И, конечно, сравнивал с тем беззаботным существованием (в сравнении, конечно), которое было в 80-е. Про 80-е годы людям, родившимся в 90-е и 2000-е, рассказывать вообще нет смысла: они не поймут ни слова или примут за сказку. Просто поверьте, молодые люди, было во сто крат лучше, чем можно себе представить. Я знаю, что той безопасной, сытой и предсказуемой жизни уже не вернуть, и довольствуюсь тем, что есть сейчас: лично у меня — самые широкие возможности в будущем, и есть чем гордиться из уже свершенного. И такое положение я готов всемерно защищать.

И я совершенно не хочу снова возвращаться в 90-е, когда выйти на улицу, не рискуя быть ограбленным, было просто невозможно. Я уже сказал про отсутствие работы (собственно — главный фактор наличия криминала), а еще было полное ощущение отсутствия будущего. В те годы мы жили «в никуда».

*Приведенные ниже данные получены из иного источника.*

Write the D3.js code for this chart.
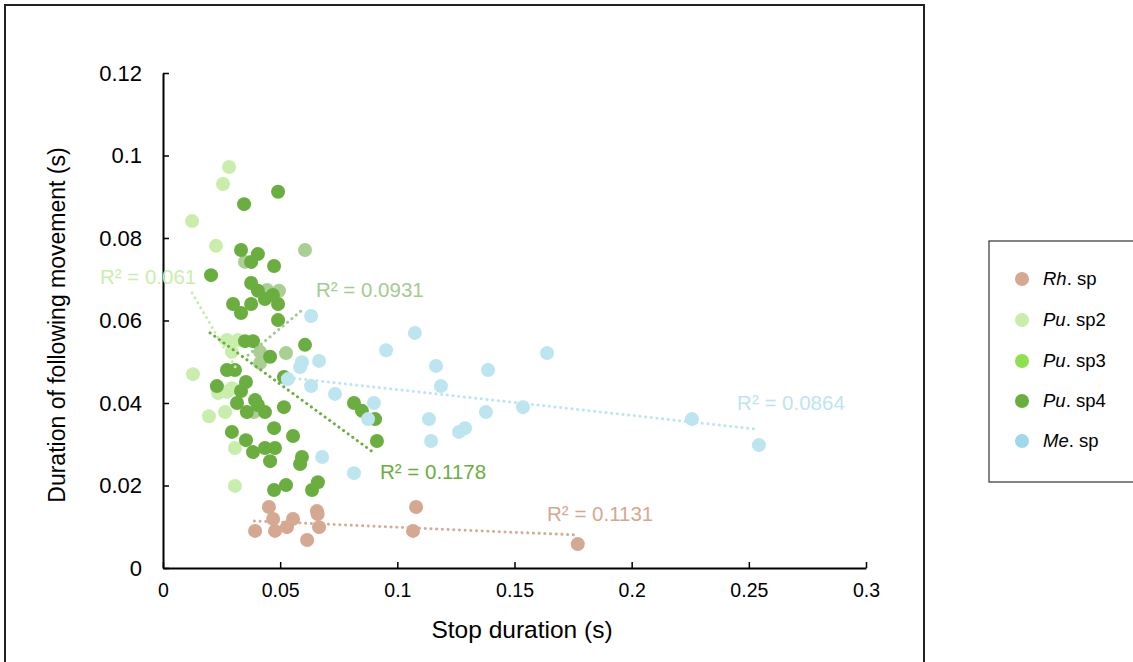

И теперь самое главное: лихолетье 90-х годов стало возможным только потому, что нашлись желающие «шатать режим», требуя «свободы». Эту «свободу» тогда получила вся страна. И, мягко говоря, все были удивлены результатом — вместо свободы люди получили кошмар. Кто его пережил, уже больше на призывы к «свободе» не поведутся.

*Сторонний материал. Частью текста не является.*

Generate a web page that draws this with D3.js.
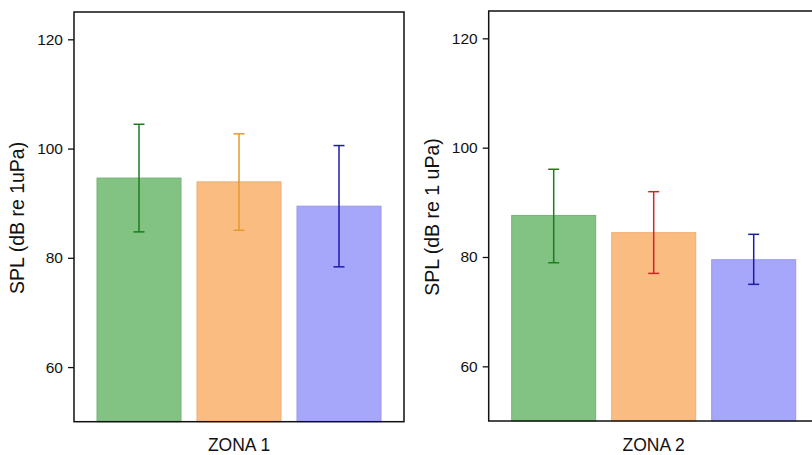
<!DOCTYPE html>
<html><head><meta charset="utf-8">
<script src="https://cdn.jsdelivr.net/npm/d3@7"></script>
<style>
html,body{margin:0;padding:0;background:#fff;}
svg{display:block;font-family:"Liberation Sans",Arial,sans-serif;}
</style></head>
<body>
<svg id="chart" width="812" height="455"></svg>
<script>
const categories = ["A", "B", "C"];
const zona1Means = [94.6, 93.9, 89.45];
const zona1Upper = [104.45, 102.7, 100.55];
const zona1Lower = [84.75, 85.05, 78.35];
const zona2Means = [87.6, 84.45, 79.5];
const zona2Upper = [96.05, 91.95, 84.15];
const zona2Lower = [78.95, 77.0, 75.0];
const yTicks = [60, 80, 100, 120];
const panelTitles = ["ZONA 1", "ZONA 2"];
const yLabels = ["SPL (dB re 1uPa)", "SPL (dB re 1 uPa)"];
const barFill = ["#82c282", "#fbbc82", "#a6a6fb"];
const barStroke = ["#74b474", "#eeae74", "#9898ee"];
const errColors1 = ["#1b7d1b", "#e39a2c", "#1c1caa"];
const errColors2 = ["#1b7d1b", "#d42424", "#1c1caa"];

const svg = d3.select("#chart");

const panels = [
  {x0: 74, x1: 404, top: 12, bottom: 421.7, means: zona1Means, up: zona1Upper, lo: zona1Lower, err: errColors1, title: panelTitles[0], ylab: yLabels[0], labX: 18},
  {x0: 488.7, x1: 818.7, top: 11, bottom: 421, means: zona2Means, up: zona2Upper, lo: zona2Lower, err: errColors2, title: panelTitles[1], ylab: yLabels[1], labX: 433}
];

panels.forEach(p => {
  const g = svg.append("g");
  const y = d3.scaleLinear().domain([50, 125]).range([p.bottom, p.top]);
  const x = d3.scaleBand().domain(categories).range([p.x0, p.x1]).paddingInner(0.16).paddingOuter(0.23);

  g.selectAll("rect.bar").data(categories).join("rect")
    .attr("class", "bar")
    .attr("x", d => x(d))
    .attr("width", x.bandwidth())
    .attr("y", (d, i) => y(p.means[i]))
    .attr("height", (d, i) => y(50) - y(p.means[i]))
    .attr("fill", (d, i) => barFill[i])
    .attr("stroke", (d, i) => barStroke[i])
    .attr("stroke-width", 1);

  const capW = 11;
  categories.forEach((c, i) => {
    const cx = x(c) + x.bandwidth() / 2;
    const col = p.err[i];
    g.append("line").attr("x1", cx).attr("x2", cx).attr("y1", y(p.up[i])).attr("y2", y(p.lo[i]))
      .attr("stroke", col).attr("stroke-width", 1.5);
    [p.up[i], p.lo[i]].forEach(v => {
      g.append("line").attr("x1", cx - capW / 2).attr("x2", cx + capW / 2).attr("y1", y(v)).attr("y2", y(v))
        .attr("stroke", col).attr("stroke-width", 1.5);
    });
  });

  // frame
  g.append("rect").attr("x", p.x0).attr("y", p.top).attr("width", p.x1 - p.x0).attr("height", p.bottom - p.top)
    .attr("fill", "none").attr("stroke", "#111").attr("stroke-width", 1.5);

  const ax = g.append("g").attr("transform", `translate(${p.x0},0)`)
    .call(d3.axisLeft(y).tickValues(yTicks).tickSize(6).tickPadding(5).tickFormat(d3.format("d")));
  ax.select(".domain").remove();
  ax.selectAll(".tick line").attr("stroke", "#111").attr("stroke-width", 1.3);
  ax.selectAll(".tick text").attr("font-size", 15.5).attr("fill", "#111")
    .attr("font-family", "'Liberation Sans', Arial, sans-serif");

  g.append("text").attr("x", (p.x0 + p.x1) / 2).attr("y", 451)
    .attr("text-anchor", "middle").attr("font-size", 17.5).attr("fill", "#111").text(p.title);

  g.append("text").attr("transform", `translate(${p.labX + 6},${(p.top + p.bottom) / 2 + 1}) rotate(-90)`)
    .attr("text-anchor", "middle").attr("font-size", 19.5).attr("fill", "#111").text(p.ylab);
});
</script>
</body></html>
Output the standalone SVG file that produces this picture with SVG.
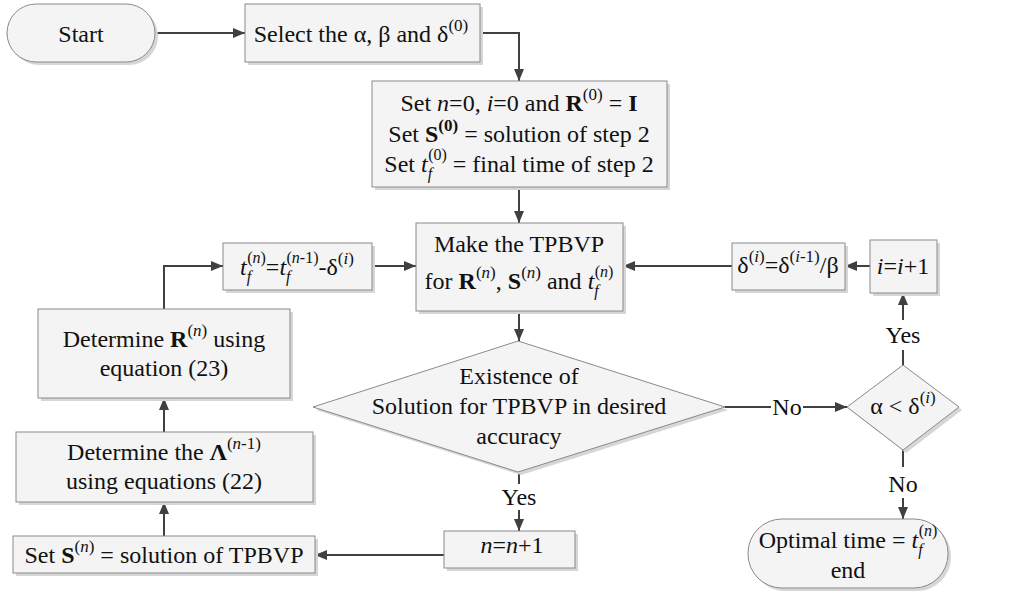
<svg xmlns="http://www.w3.org/2000/svg" width="1019" height="593" viewBox="0 0 1019 593" font-family="'Liberation Serif', 'DejaVu Serif', serif">
<defs>
<style>
.sh{fill:#d6d6d6}
.bx{fill:#f4f4f4;stroke:#8a8a8a;stroke-width:1}
.c{fill:none;stroke:#404040;stroke-width:2}
.ca{fill:none;stroke:#404040;stroke-width:2;marker-end:url(#ah)}
text{font-family:'Liberation Serif', 'DejaVu Serif', serif;font-size:24px;fill:#111;text-anchor:middle}
.it{font-style:italic}
.b{font-weight:bold}
.s{font-size:17px}
.ss{font-size:16px}
</style>
<marker id="ah" markerUnits="userSpaceOnUse" markerWidth="12" markerHeight="10" refX="12" refY="5" orient="auto">
<path d="M0,0 L12,5 L0,10 z" fill="#404040"/>
</marker>
</defs>
<rect width="1019" height="593" fill="#fff"/>

<g id="connectors">
<path class="ca" d="M155,33 H245"/>
<path class="ca" d="M480,33 H519 V81"/>
<path class="ca" d="M519,187 V223"/>
<path class="ca" d="M519,311 V341"/>
<path class="c" d="M519,472 V484"/>
<path class="ca" d="M519,510 V531"/>
<text x="519" y="505">Yes</text>
<path class="ca" d="M444,555 H315"/>
<path class="ca" d="M164,536 V502"/>
<path class="ca" d="M164,432 V398"/>
<path class="ca" d="M164,309 V266 H223"/>
<path class="ca" d="M372,266 H416"/>
<path class="ca" d="M732,266 H623"/>
<path class="ca" d="M870,266 H845"/>
<path class="c" d="M725,407 H771"/>
<text x="787" y="415">No</text>
<path class="ca" d="M803,407 H847"/>
<path class="c" d="M903,365 V350"/>
<text x="903" y="343">Yes</text>
<path class="ca" d="M903,320 V293"/>
<path class="c" d="M903,450 V467"/>
<text x="903" y="492">No</text>
<path class="ca" d="M903,498 V519"/>
</g>

<g id="start">
<rect class="sh" x="10" y="7" width="148" height="58" rx="29"/>
<rect class="bx" x="7" y="4" width="148" height="58" rx="29"/>
<text x="81" y="42">Start</text>
</g>

<g id="select">
<rect class="sh" x="248" y="7" width="235" height="58"/>
<rect class="bx" x="245" y="4" width="235" height="58"/>
<text x="361" y="42">Select the α, β and δ<tspan class="s" dy="-11">(0)</tspan></text>
</g>

<g id="init">
<rect class="sh" x="375" y="84" width="295" height="106"/>
<rect class="bx" x="372" y="81" width="295" height="106"/>
<text x="519" y="111">Set <tspan class="it">n</tspan>=0, <tspan class="it">i</tspan>=0 and <tspan class="b">R</tspan><tspan class="s" dy="-11">(0)</tspan><tspan dy="11"> = </tspan><tspan class="b">I</tspan></text>
<text x="519" y="142">Set <tspan class="b">S</tspan><tspan class="s b" dy="-11">(0)</tspan><tspan dy="11"> = solution of step 2</tspan></text>
<text x="519" y="172">Set <tspan class="it">t</tspan><tspan class="ss it" dy="7">f</tspan><tspan class="ss" dx="-4" dy="-19">(0)</tspan><tspan dy="12"> = final time of step 2</tspan></text>
</g>

<g id="make">
<rect class="sh" x="419" y="226" width="207" height="88"/>
<rect class="bx" x="416" y="223" width="207" height="88"/>
<text x="519" y="252">Make the TPBVP</text>
<text x="519" y="289">for <tspan class="b">R</tspan><tspan class="s" dy="-11">(<tspan class="it">n</tspan>)</tspan><tspan dy="11">, </tspan><tspan class="b">S</tspan><tspan class="s" dy="-11">(<tspan class="it">n</tspan>)</tspan><tspan dy="11"> and </tspan><tspan class="it">t</tspan><tspan class="ss it" dy="7">f</tspan><tspan class="ss" dx="-4" dy="-19">(<tspan class="it">n</tspan>)</tspan></text>
</g>

<g id="tf">
<rect class="sh" x="226" y="246" width="149" height="47"/>
<rect class="bx" x="223" y="243" width="149" height="47"/>
<text x="297" y="275"><tspan class="it">t</tspan><tspan class="ss it" dy="7">f</tspan><tspan class="ss" dx="-4" dy="-19">(<tspan class="it">n</tspan>)</tspan><tspan dy="12">=</tspan><tspan class="it">t</tspan><tspan class="ss it" dy="7">f</tspan><tspan class="ss" dx="-4" dy="-19">(<tspan class="it">n</tspan>-1)</tspan><tspan dy="12">-δ</tspan><tspan class="s" dy="-11">(<tspan class="it">i</tspan>)</tspan></text>
</g>

<g id="delta">
<rect class="sh" x="735" y="246" width="113" height="47"/>
<rect class="bx" x="732" y="243" width="113" height="47"/>
<text x="788" y="273">δ<tspan class="s" dy="-11">(<tspan class="it">i</tspan>)</tspan><tspan dy="11">=δ</tspan><tspan class="s" dy="-11">(<tspan class="it">i</tspan>-1)</tspan><tspan dy="11">/β</tspan></text>
</g>

<g id="inc-i">
<rect class="sh" x="873" y="243" width="67" height="53"/>
<rect class="bx" x="870" y="240" width="67" height="53"/>
<text x="903" y="274"><tspan class="it">i</tspan>=<tspan class="it">i</tspan>+1</text>
</g>

<g id="exist">
<polygon class="sh" points="316,410 521,344 728,410 521,475"/>
<polygon class="bx" points="313,407 518,341 725,407 518,472"/>
<text x="519" y="384">Existence of</text>
<text x="519" y="414">Solution for TPBVP in desired</text>
<text x="519" y="444">accuracy</text>
</g>

<g id="alpha">
<polygon class="sh" points="850,410 906,368 962,410 906,453"/>
<polygon class="bx" points="847,407 903,365 959,407 903,450"/>
<text x="903" y="414">α &lt; δ<tspan class="s" dy="-11">(<tspan class="it">i</tspan>)</tspan></text>
</g>

<g id="detR">
<rect class="sh" x="41" y="312" width="252" height="89"/>
<rect class="bx" x="38" y="309" width="252" height="89"/>
<text x="164" y="347">Determine <tspan class="b">R</tspan><tspan class="s" dy="-11">(<tspan class="it">n</tspan>)</tspan><tspan dy="11"> using</tspan></text>
<text x="164" y="376">equation (23)</text>
</g>

<g id="detL">
<rect class="sh" x="19" y="435" width="297" height="70"/>
<rect class="bx" x="16" y="432" width="297" height="70"/>
<text x="164" y="460">Determine the <tspan class="b">Λ</tspan><tspan class="s" dy="-11">(<tspan class="it">n</tspan>-1)</tspan></text>
<text x="164" y="489">using equations (22)</text>
</g>

<g id="setS">
<rect class="sh" x="16" y="539" width="302" height="37"/>
<rect class="bx" x="13" y="536" width="302" height="37"/>
<text x="164" y="563">Set <tspan class="b">S</tspan><tspan class="s" dy="-11">(<tspan class="it">n</tspan>)</tspan><tspan dy="11"> = solution of TPBVP</tspan></text>
</g>

<g id="inc-n">
<rect class="sh" x="447" y="534" width="131" height="37"/>
<rect class="bx" x="444" y="531" width="131" height="37"/>
<text x="512" y="553"><tspan class="it">n</tspan>=<tspan class="it">n</tspan>+1</text>
</g>

<g id="end">
<rect class="sh" x="751" y="522" width="200" height="69" rx="34"/>
<rect class="bx" x="748" y="519" width="200" height="69" rx="34"/>
<text x="848" y="548">Optimal time = <tspan class="it">t</tspan><tspan class="ss it" dy="7">f</tspan><tspan class="ss" dx="-4" dy="-19">(<tspan class="it">n</tspan>)</tspan></text>
<text x="848" y="578">end</text>
</g>
</svg>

Сейчас «свободы» хочет только молодежь, не знающая ее истинную цену. Они не ведают того ужаса, который испытало наше поколение (и более старшее). А верить старшим на слово им западло. Вот и все. Рекомендаций не будет.

***

Мой любимый Виктор Цой, как ни крути (может, и сам того не ведая), оказался одним из главных идеологов развала СССР. Одним из тех, кто доступными тогда методами вдохновил и поднял молодежь «на баррикады». Мы тогда все, как заводные, пели: «Перемен требуют наши сердца...». Мы их требовали, и мы их получили. О чем я сейчас сильно жалею.